Pull data and sites from the water quality portal
library(dataRetrieval) # pulls data from usgs/nwis/water quality portal
library(tidyverse)
## -- Attaching packages --------------------------------------- tidyverse 1.3.2 --
## v ggplot2 3.3.6 v purrr 0.3.4
## v tibble 3.1.8 v dplyr 1.0.9
## v tidyr 1.2.0 v stringr 1.4.1
## v readr 2.1.2 v forcats 0.5.2
## -- Conflicts ------------------------------------------ tidyverse_conflicts() --
## x dplyr::filter() masks stats::filter()
## x dplyr::lag() masks stats::lag()
library(leaflet)
library(htmltools)
library(DT)
library(plotly)
##
## Attaching package: 'plotly'
##
## The following object is masked from 'package:ggplot2':
##
## last_plot
##
## The following object is masked from 'package:stats':
##
## filter
##
## The following object is masked from 'package:graphics':
##
## layout
library(writexl)
# Pull sites based on county, site type (stream), and parameter (e coli and Total coliform)

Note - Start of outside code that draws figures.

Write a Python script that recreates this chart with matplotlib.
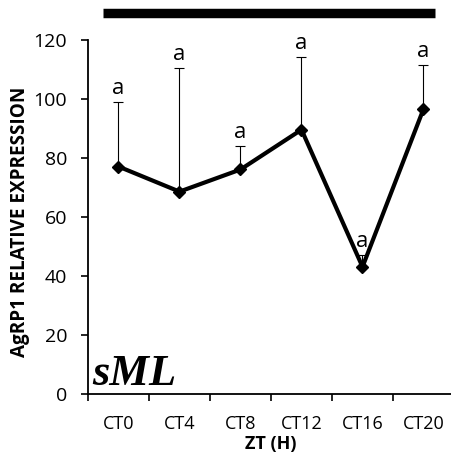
import matplotlib
matplotlib.use("Agg")
import matplotlib.pyplot as plt

categories = ["CT0", "CT4", "CT8", "CT12", "CT16", "CT20"]
values = [77, 68.5, 76, 89.5, 43, 96.5]
err_up = [22, 42, 8, 24.5, 4, 15]
letters = ["a", "a", "a", "a", "a", "a"]
yticks = [0, 20, 40, 60, 80, 100, 120]

plt.rcParams['font.family'] = ['Open Sans', 'DejaVu Sans']

W, H = 452, 465
fig = plt.figure(figsize=(W / 100, H / 100), dpi=100)
left = 88 / W
bottom = (H - 393.7) / H
top = (H - 39.7) / H
right = 454 / W
ax = fig.add_axes([left, bottom, right - left, top - bottom])

x = [i + 0.5 for i in range(len(categories))]
ax.errorbar(x, values, yerr=[[0] * len(values), err_up], fmt='none',
            ecolor='black', elinewidth=0.8, capsize=3.5, capthick=0.8, zorder=2)
ax.plot(x, values, color='black', lw=3, marker='D', markersize=6.5, zorder=3)

for xi, v, e, t in zip(x, values, err_up, letters):
    ax.text(xi, v + e + 1.0, t, ha='center', va='bottom', fontsize=16)

ax.set_xlim(0, 6)
ax.set_ylim(0, 120)
ax.set_xticks(range(0, 7))
ax.set_xticklabels([])
ax.set_xticks(x, minor=True)
ax.set_xticklabels(categories, minor=True, fontsize=13)
ax.tick_params(axis='x', which='minor', length=0, pad=15)
ax.tick_params(axis='x', which='major', length=5, width=1.2, direction='out')
ax.set_yticks(yticks)
ax.set_yticklabels([str(t) for t in yticks], fontsize=14)
ax.tick_params(axis='y', length=5, width=1.2, direction='out', pad=10)

for s in ['top', 'right']:
    ax.spines[s].set_visible(False)
for s in ['left', 'bottom']:
    ax.spines[s].set_linewidth(1.3)

ax.set_xlabel("ZT (H)", fontsize=13, fontweight='bold')
ax.xaxis.set_label_coords(0.5, -0.118)
ax.set_ylabel("AgRP1 RELATIVE EXPRESSION", fontsize=13.6, fontweight='bold')
ax.yaxis.set_label_coords(-0.158, 0.485)

# top black bar
ax.plot([0.25, 5.69], [128.9, 128.9], color='black', lw=6.8,
        solid_capstyle='butt', clip_on=False)

ax.text(0.07, 3.0, "sML", fontsize=32, fontweight='bold', fontstyle='italic',
        family='Liberation Serif', ha='left', va='baseline')

fig.savefig("out.png", dpi=100)
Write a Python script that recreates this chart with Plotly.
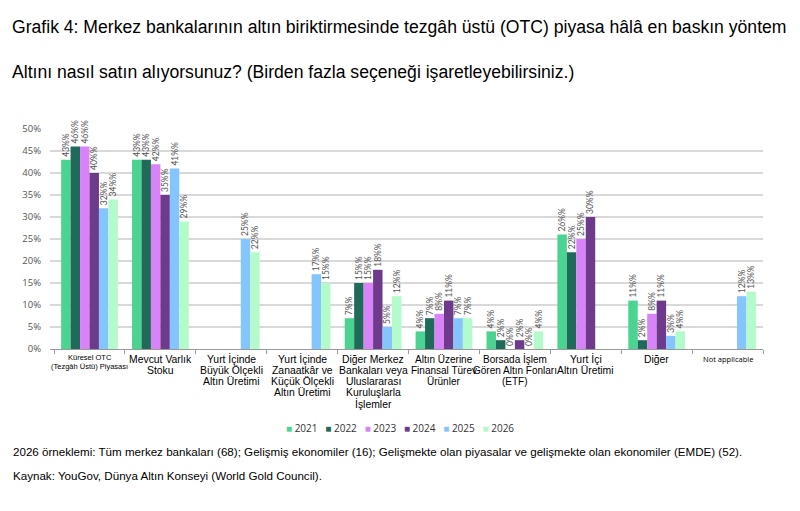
import plotly.graph_objects as go

categories = [
    "Küresel OTC<br>(Tezgâh Üstü) Piyasası",
    "Mevcut Varlık<br>Stoku",
    "Yurt İçinde<br>Büyük Ölçekli<br>Altın Üretimi",
    "Yurt İçinde<br>Zanaatkâr ve<br>Küçük Ölçekli<br>Altın Üretimi",
    "Diğer Merkez<br>Bankaları veya<br>Uluslararası<br>Kuruluşlarla<br>İşlemler",
    "Altın Üzerine<br>Finansal Türev<br>Ürünler",
    "Borsada İşlem<br>Gören Altın Fonları<br>(ETF)",
    "Yurt İçi<br>Altın Üretimi",
    "Diğer",
    "Not applicable",
]
years = ["2021", "2022", "2023", "2024", "2025", "2026"]
v2021 = [43, 43, None, None, 7, 4, 4, 26, 11, None]
v2022 = [46, 43, None, None, 15, 7, 2, 22, 2, None]
v2023 = [46, 42, None, None, 15, 8, 0, 25, 8, None]
v2024 = [40, 35, None, None, 18, 11, 2, 30, 11, None]
v2025 = [32, 41, 25, 17, 5, 7, 0, None, 3, 12]
v2026 = [34, 29, 22, 15, 12, 7, 4, None, 4, 13]
series = [v2021, v2022, v2023, v2024, v2025, v2026]
colors = ["#4BD391", "#1F6A58", "#D883F7", "#6E3A8C", "#84C5FD", "#B4FBCB"]
small_label_cats = {0, 9}

title = "Grafik 4: Merkez bankalarının altın biriktirmesinde tezgâh üstü (OTC) piyasa hâlâ en baskın yöntem"
subtitle = "Altını nasıl satın alıyorsunuz? (Birden fazla seçeneği işaretleyebilirsiniz.)"
note1 = "2026 örneklemi: Tüm merkez bankaları (68); Gelişmiş ekonomiler (16); Gelişmekte olan piyasalar ve gelişmekte olan ekonomiler (EMDE) (52)."
note2 = "Kaynak: YouGov, Dünya Altın Konseyi (World Gold Council)."

fig = go.Figure()
for yr, vals, col in zip(years, series, colors):
    fig.add_trace(go.Bar(
        name=yr, x=categories, y=vals, marker_color=col, marker_line_width=0,
        texttemplate="%{y}%", textposition="outside", textangle=-90,
        constraintext="none", cliponaxis=False,
        textfont=dict(family="Lato", size=8.5, color="#555555"),
    ))

W, H = 800, 511
L, R, T, B = 50, 37, 129, 162
pw, ph = W - L - R, H - T - B

def px(x):
    return (x - L) / pw

def py(y):
    return (H - B - y) / ph

anns = [
    dict(text=title, x=px(10), y=py(27), font=dict(family="Liberation Sans", size=17.6, color="#000000")),
    dict(text=subtitle, x=px(10), y=py(72), font=dict(family="Liberation Sans", size=17.6, color="#000000")),
    dict(text=note1, x=px(11), y=py(451), font=dict(family="Liberation Sans", size=11.6, color="#000000")),
    dict(text=note2, x=px(11), y=py(475), font=dict(family="Liberation Sans", size=11.6, color="#000000")),
]
for a in anns:
    a.update(xref="paper", yref="paper", xanchor="left", yanchor="middle", showarrow=False)

# category labels, one line each for precise line spacing
for i, cat in enumerate(categories):
    lines = cat.split("<br>")
    small = i in small_label_cats
    y0 = 357 if small and len(lines) > 1 else 359
    step = 9 if small else 11.3
    size = 7.5 if small else (10 if i in (5, 6) else 10.4)
    fnt = dict(family="Open Sans" if i == 9 else "Liberation Sans", size=size, color="#000000")
    for j, line in enumerate(lines):
        anns.append(dict(text=line, x=cat, xref="x", y=py(y0 + j * step), yref="paper",
                         xanchor="center", yanchor="middle", showarrow=False, font=fnt,
                         borderpad=0))

nb = "\u00a0"
legend_text = (nb * 3).join(
    f'<span style="color:{c}">■</span>{nb}{y}' for y, c in zip(years, colors)
)
anns.append(dict(text=legend_text, x=px(400), y=py(427.5), xref="paper", yref="paper",
                 xanchor="center", yanchor="middle", showarrow=False,
                 font=dict(family="Open Sans", size=10, color="#333333")))

fig.update_layout(
    width=W, height=H, margin=dict(l=L, r=R, t=T, b=B),
    paper_bgcolor="white", plot_bgcolor="white",
    barmode="group", bargap=0.2, bargroupgap=0,
    showlegend=False, annotations=anns,
    font=dict(family="Liberation Sans", size=10, color="#000000"),
)
fig.update_yaxes(
    range=[0, 50], dtick=5, ticksuffix="%", showgrid=True, gridcolor="#d9d9d9", gridwidth=1.5,
    zeroline=False, showline=False, ticks="", ticklabelstandoff=8,
    tickfont=dict(family="Open Sans", size=9.5, color="#555555"),
)
fig.update_xaxes(
    showline=True, linecolor="#999999", linewidth=1, ticks="outside", tickson="boundaries",
    ticklen=4, tickcolor="#999999", showticklabels=False,
)

fig.write_html("out.html")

sites <- readWQPsummary(countycode=c("US:31:029", # NE - Chase
"US:31:057", # NE - Dundy
"US:31:087", # NE - Hitchcock
"US:20:023", # KS - Cheyenne
"US:20:153", # KS - Rawlins
"US:08:063", # CO - Kit Carson
"US:08:073", # CO - Lincoln
"US:08:121", # CO - Washington
"US:08:125"), # CO - Yuma
siteType="Stream",
CharacteristicName=c("Escherichia coli","Total Coliform"))
data_ecoli <- readWQPdata(countycode=c("US:31:029", # NE - Chase
"US:31:057", # NE - Dundy
"US:31:087", # NE - Hitchcock
"US:20:023", # KS - Cheyenne
"US:20:153", # KS - Rawlins
"US:08:063", # CO - Kit Carson
"US:08:073", # CO - Lincoln
"US:08:121", # CO - Washington
"US:08:125"), # CO - Yuma
siteType="Stream",
CharacteristicName=c("Escherichia coli"))
# remove sites outside ws
data_ecoli <- subset(data_ecoli, !(MonitoringLocationIdentifier=="21NEB001_WQX-SRE3FRENC114"|
MonitoringLocationIdentifier=="21KAN001_WQX-SPB353"|
MonitoringLocationIdentifier=="21COL001-5054"))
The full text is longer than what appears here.